When the post season comes to an end and free agency begins, everyone’s focus shifts towards offseason transactions. Fans expect the hot stove to simmer in November, then turn hot in December.
Luckily that has been the case this offseason, as each top free agent in their respective position has been signed. Gerrit Cole, Anthony Rendon and Yasmani Grandal were not only some of the best players on this market, but some of the best overall players in the league regarding their jobs on the diamond. With each of their signings a new standard has been set for future star players to make their benchmark and surpass.
Compared to the two previous offseasons, this one has been a relief. Not only are players being taken off the board quicker, but more teams are attempting to compete. A clear connection between the competitiveness of front offices and player salary has been observed once again that might have been missing recently. Yes, Mike Trout did sign the biggest contract in baseball history in terms of total money, but the rest of baseball wasn’t treated anywhere close to the best player on the planet.
Mike Trout was in a position to break contract records no matter what team would have had to ability to sign him, and brought forth the highest annual average of any outfielder just over 35.5 million per year. With much of the noise during last offseason being about Bryce Harper and Manny Machado, what we learned was youth can negotiate big deals in terms of length of contract but not necessarily annual value.

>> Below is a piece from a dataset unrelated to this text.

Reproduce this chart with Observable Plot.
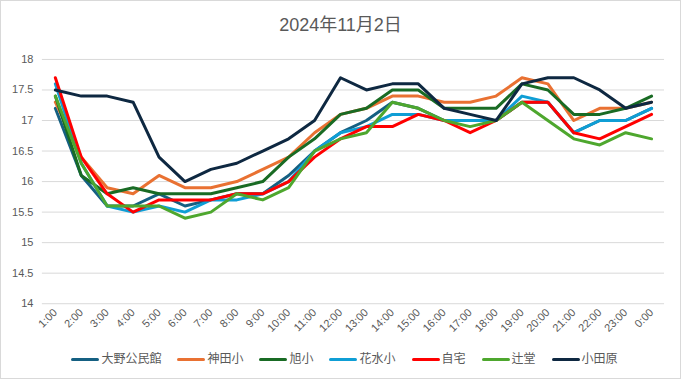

Even when organizations are being more careful with how they spend their money, it’s important to have the top players still breaking boundaries on annual value as well. Yasmani Grandal bet on himself last year when he turned down a reported longer offer from the Mets that didn’t pay him as well annually, taking a reset deal with the Brewers. That gamble allowed Grandal to create a new standard for catchers, getting four years and $73 million from the White Sox.
Players before Trout, Grandal, Rendon and Cole have all been important in what the free agent market is like today. Cole even addressed the changes brought forth by Marvin Miller and Curt Floor during his Yankees press conference that helped modern free agency come to life. The players have their own interests at stake in these negotiations, but they also assisted the next generation that follows them earn lucrative contracts when it’s their turn to play.
Team revenue has continued to rise in baseball while player value has dropped. The qualifying offer dropped for the first time, and teams like the Boston Red Sox and Chicago Cubs are dropping out of the free agent market because front offices believe their payroll constricts them, but we shouldn’t let what front offices believe convince us into believing players deserve less.
Seeing the top players in the league become incredibly rich might not be of interest to many people, but its important to evaluate because these figures effect middle and lower- tier players as well. We never know when more teams will decide to become competitive on the free agent market, or turn to a rebuild and justify cutting their own spending. But what we do know is during this offseason Cole, Rendon and Grandal have set benchmarks that will help players receive what they deserve as organizations continue to see profits.